Il serait illusoire de penser qu’on peut interdire la prostitution. Si l’interdiction des médicaments de rue, des sachets plastiques, des boissons alcoolisées en sachet n’a pas faire disparaître ceux-ci, le plus vieux métier du monde ne disparaitra pas parce qu’une loi a été prise pour l’interdire. Tout ce qui est interdit par la loi, mais qui, pour certains, restent le seul moyen de survie, entre dans la clandestinité. Et là, ce qu’on dénonce, à savoir le fait que ces lieux servent d’abri pour les malfaiteurs où tout passe, où les potentiels clients subissent toute sorte d’abus, va s’amplifier

Vers des maisons closes

Elles existent déjà mais dans une sorte de clandestinité. Aujourd’hui, la plupart des bars ont des chambres de repos communément appelées chambres de passage. Dans ces lieux, les services de prostituées existent et sont proposés aux clients. A la différence de la rue, une certaine sécurité est garantie aussi bien pour la travailleuse du sexe que le client. Et c’est le promoteur du bar qui en est garant.

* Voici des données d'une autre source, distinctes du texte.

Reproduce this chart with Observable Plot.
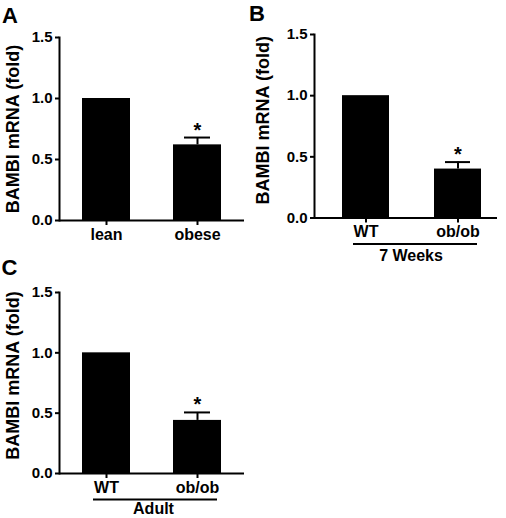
<!DOCTYPE html>
<html><head><meta charset="utf-8">
<script src="https://cdn.jsdelivr.net/npm/d3@7"></script>
<script src="https://cdn.jsdelivr.net/npm/@observablehq/plot@0.6"></script>
<style>
body{margin:0;background:#fff;}
#fig{position:relative;width:506px;height:518px;overflow:hidden;background:#fff;}
#fig > div{position:absolute;}
</style></head><body><div id="fig"></div>
<script>
const panelLetters = ["A", "B", "C"];
const yLabel = "BAMBI mRNA (fold)";
const yTicks = [0, 0.5, 1.0, 1.5];
const categoriesA = ["lean", "obese"];
const valuesA = [1.0, 0.62];
const errorsA = [0, 0.06];
const categoriesB = ["WT", "ob/ob"];
const valuesB = [1.0, 0.40];
const errorsB = [0, 0.057];
const categoriesC = ["WT", "ob/ob"];
const valuesC = [1.0, 0.44];
const errorsC = [0, 0.066];
const significance = ["", "*"];
const groupLabels = ["", "7 Weeks", "Adult"];

const FONT = '"Liberation Sans", Arial, Helvetica, sans-serif';

const layouts = [
  {left:0, top:0, width:246, height:258, mt:37, mb:38, ml:59, mr:2, pi:0.473, po:0.242, align:0.5, letter:[-57.5,-15], ylab:[-46.5,0], group:[0,32]},
  {left:246, top:0, width:260, height:270, mt:34, mb:52.5, ml:68, mr:9, pi:0.489, po:0.239, align:0.636, letter:[-65.5,-14], ylab:[-51.5,-6], group:[5,32]},
  {left:0, top:260, width:246, height:258, mt:32, mb:45, ml:59, mr:2, pi:0.473, po:0.242, align:0.5, letter:[-58,-18], ylab:[-46.5,-7.5], group:[1.5,29.5]}
];

function panel(i, cats, vals, errs) {
  const L = layouts[i];
  const data = cats.map((c, j) => ({cat: c, value: vals[j], err: errs[j], top: vals[j] + errs[j], sig: significance[j]}));
  const withErr = data.filter(d => d.err > 0);
  const marks = [
    Plot.barY(data, {x: "cat", y: "value", fill: "black"}),
    Plot.ruleX(withErr, {x: "cat", y1: "value", y2: "top", stroke: "black", strokeWidth: 2}),
    Plot.tickY(withErr, {x: "cat", y: "top", stroke: "black", strokeWidth: 2, insetLeft: 11, insetRight: 11}),
    Plot.text(withErr, {x: "cat", y: "top", text: "sig", lineAnchor: "bottom", dy: -1, fontSize: 20, fontWeight: "bold", fill: "black"}),
    Plot.axisY({ticks: yTicks, tickFormat: d3.format(".1f"), tickSize: 4, tickPadding: 3, strokeWidth: 2, fontSize: 15, fontWeight: "bold", label: null}),
    Plot.axisX({tickSize: 5, tickPadding: 3, strokeWidth: 2, fontSize: 16, fontWeight: "bold", label: null}),
    Plot.ruleY([0], {stroke: "black", strokeWidth: 2}),
    Plot.frame({anchor: "left", stroke: "black", strokeWidth: 2}),
    Plot.text([yLabel], {text: d => d, frameAnchor: "left", rotate: -90, dx: L.ylab[0], dy: L.ylab[1], textAnchor: "middle", lineAnchor: "middle", fontSize: 18, fontWeight: "bold", fill: "black"}),
    Plot.text([panelLetters[i]], {text: d => d, frameAnchor: "top-left", dx: L.letter[0], dy: L.letter[1], textAnchor: "start", lineAnchor: "bottom", fontSize: 22, fontWeight: "bold", fill: "black"})
  ];
  if (groupLabels[i]) {
    marks.push(Plot.ruleY([{a: cats[0], b: cats[cats.length - 1]}], {y: () => 0, x1: "a", x2: "b", dy: 26, insetLeft: 11, insetRight: 4, stroke: "black", strokeWidth: 2}));
    marks.push(Plot.text([groupLabels[i]], {text: d => d, frameAnchor: "bottom", dx: L.group[0], dy: L.group[1], lineAnchor: "top", fontSize: 16, fontWeight: "bold", fill: "black"}));
  }
  const chart = Plot.plot({
    width: L.width, height: L.height,
    marginTop: L.mt, marginBottom: L.mb, marginLeft: L.ml, marginRight: L.mr,
    style: {fontFamily: FONT, color: "black", background: "transparent", overflow: "visible"},
    x: {type: "band", domain: cats, paddingInner: L.pi, paddingOuter: L.po, align: L.align},
    y: {domain: [0, 1.5]},
    marks
  });
  const wrap = document.createElement("div");
  wrap.style.left = L.left + "px";
  wrap.style.top = L.top + "px";
  wrap.appendChild(chart);
  document.getElementById("fig").appendChild(wrap);
}

panel(0, categoriesA, valuesA, errorsA);
panel(1, categoriesB, valuesB, errorsB);
panel(2, categoriesC, valuesC, errorsC);
</script>
</body></html>
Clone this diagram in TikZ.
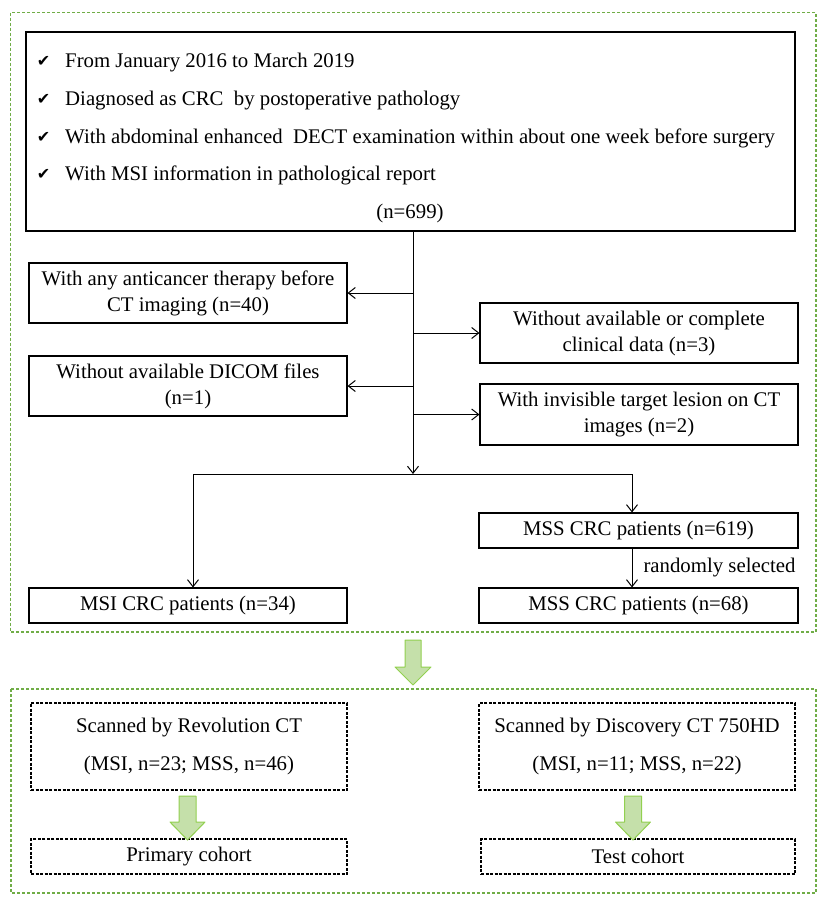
\documentclass[tikz,border=0pt]{standalone}
\usepackage{fontspec}
\setmainfont{Liberation Serif}
\newfontfamily\checkfont{DejaVu Sans}
\usetikzlibrary{arrows.meta,positioning}

\definecolor{dashgreen}{RGB}{112,173,71}
\definecolor{arrowfill}{RGB}{197,224,170}
\definecolor{arrowline}{RGB}{146,208,80}

% block arrow: centre x, top, start of head, tip, half shaft, half head
\newcommand{\greenarrow}[6]{%
	\filldraw[arrowline, fill=arrowfill, line width=1pt, line join=round]
		(#1-#5,#2) -- (#1+#5,#2) -- (#1+#5,#3) -- (#1+#6,#3) -- (#1,#4)
		-- (#1-#6,#3) -- (#1-#5,#3) -- cycle;}

\begin{document}
\begin{tikzpicture}[x=1pt, y=-1pt,
		box/.style={draw, line width=1.1pt, align=center, inner sep=0pt,
			font=\fontsize{20.8}{26}\selectfont},
		dashbox/.style={box, dash pattern=on 3pt off 1.5pt,
			font=\fontsize{20.8}{38}\selectfont},
		groupbox/.style={dashgreen, line width=1.3pt, dash pattern=on 3pt off 2pt},
		crit/.style={anchor=base west, inner sep=0pt, font=\fontsize{20.8}{26}\selectfont},
		tick/.style={anchor=base, inner sep=0pt, font=\checkfont\fontsize{16}{16}\selectfont},
		link/.style={line width=1pt, -{Straight Barb[length=7pt, width=11pt, line width=1pt]}}]
	\useasboundingbox (0,0) rectangle (829,903);

	% groups
	\draw[groupbox] (10.5,12.7) rectangle (816,632);
	\draw[groupbox] (11,689) rectangle (816,893);

	% inclusion criteria
	\draw (410.5,131.5) node [box, minimum width=769pt, minimum height=199pt] (criteria) {};
	\draw (43.5,66) node [tick] (t1) {✔};
	\draw (43.5,104) node [tick] (t2) {✔};
	\draw (43.5,142) node [tick] (t3) {✔};
	\draw (43.5,179) node [tick] (t4) {✔};
	\draw (65,67) node [crit] (c1) {From January 2016 to March 2019};
	\draw (65,105) node [crit] (c2) {Diagnosed as CRC\ \ by postoperative pathology};
	\draw (65,143) node [crit] (c3) {With abdominal enhanced\ \ DECT examination within about one week before surgery};
	\draw (65,180) node [crit] (c4) {With MSI information in pathological report};
	\draw (410,218) node [crit, anchor=base] (total) {(n=699)};

	% exclusions
	\draw (188,293) node [box, minimum width=318pt, minimum height=60pt] (anticancer) {With any anticancer therapy before\\CT imaging (n=40)};
	\draw (639,333) node [box, minimum width=318pt, minimum height=60pt] (clinical) {Without available or complete\\clinical data (n=3)};
	\draw (188,386) node [box, minimum width=318pt, minimum height=60pt] (dicom) {Without available DICOM files\\(n=1)};
	\draw (639,414.5) node [box, minimum width=318pt, minimum height=61pt] (lesion) {With invisible target lesion on CT\\images (n=2)};

	% groups of patients
	\draw (188,605.5) node [box, minimum width=318pt, minimum height=35pt] (msi) {MSI CRC patients (n=34)};
	\draw (638.5,530.5) node [box, minimum width=319pt, minimum height=35pt] (mssall) {MSS CRC patients (n=619)};
	\draw (638.5,605.5) node [box, minimum width=319pt, minimum height=35pt] (msssel) {MSS CRC patients (n=68)};

	% scanners and cohorts
	\draw (189,746.5) node [dashbox, minimum width=316pt, minimum height=87pt] (revolution) {Scanned by Revolution CT\\(MSI, n=23; MSS, n=46)};
	\draw (637,746.5) node [dashbox, minimum width=316pt, minimum height=87pt] (discovery) {Scanned by Discovery CT 750HD\\(MSI, n=11; MSS, n=22)};
	\draw (189,856.5) node [dashbox, minimum width=316pt, minimum height=35pt] (primary) {Primary cohort};
	\draw (638,856.5) node [dashbox, minimum width=314pt, minimum height=35pt] (test) {Test cohort};

	\coordinate (split) at (413,474);

	\draw[line width=1pt] (criteria.south -| split) -- (split |- lesion.west);
	\draw[link] (split |- lesion.west) -- (split);
	\draw[link] (split |- anticancer.east) -- (anticancer.east);
	\draw[link] (split |- clinical.west) -- (clinical.west);
	\draw[link] (split |- dicom.east) -- (dicom.east);
	\draw[link] (split |- lesion.west) -- (lesion.west);
	\draw[link] (split) -| ([xshift=5pt]msi.north);
	\draw[link] (split) -| ([xshift=-6.5pt]mssall.north);
	\draw[link] ([xshift=-6.5pt]mssall.south) -- node [right, inner sep=0pt, xshift=11pt, font=\fontsize{20.8}{26}\selectfont] {randomly selected} ([xshift=-6.5pt]msssel.north);

	% block arrows
	\greenarrow{413}{640}{667}{685}{8}{18}
	\greenarrow{187.5}{796}{822}{840}{8.5}{17.5}
	\greenarrow{633}{796}{822}{840}{8.5}{17.5}
\end{tikzpicture}
\end{document}
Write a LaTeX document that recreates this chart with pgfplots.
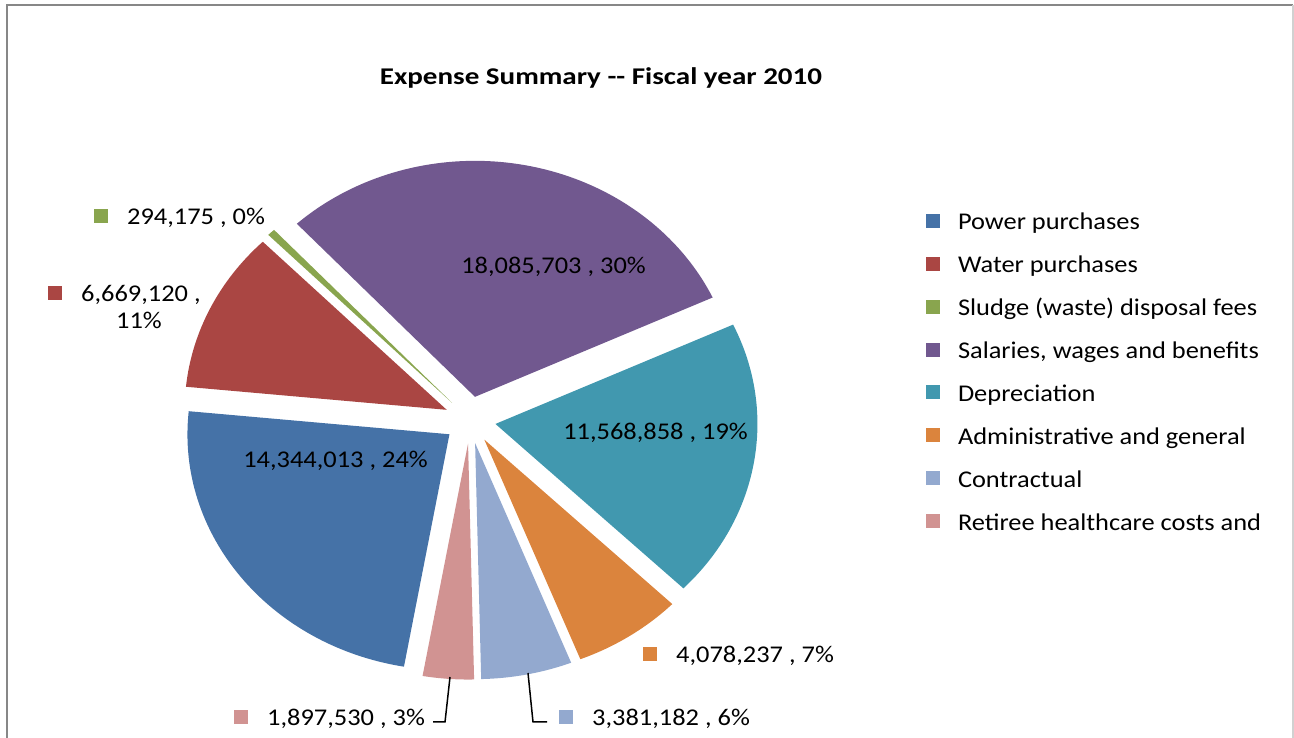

Puisque son objectif est de faire le plus de chiffre d’affaires, il n’a aucun intérêt qu’un client, en quête des services d’une travailleuse de sexe, soit violenté dans son bar. Ce qui reste, c’est le côté sanitaire, le proxénétisme et le fait que des mineures soient obligées de s’adonner à cette activité. Si donc le secteur est régulé, une loi prise dans ce sens, il reviendra à la Police de veiller sur cela, par des descentes régulières dans ces maisons closes déjà connues et recensées. On pourrait alors suivre les prostituées, leur faire bénéficier des soins adéquats pour éviter les Infections sexuellement transmissibles, s’assurer qu’elles n’hébergent pas les malfrats recherchés pas la Police. Dans ces conditions, celles qui s’entêtent à rester sur les principales rues de Cotonou et d’ailleurs subiront la loi.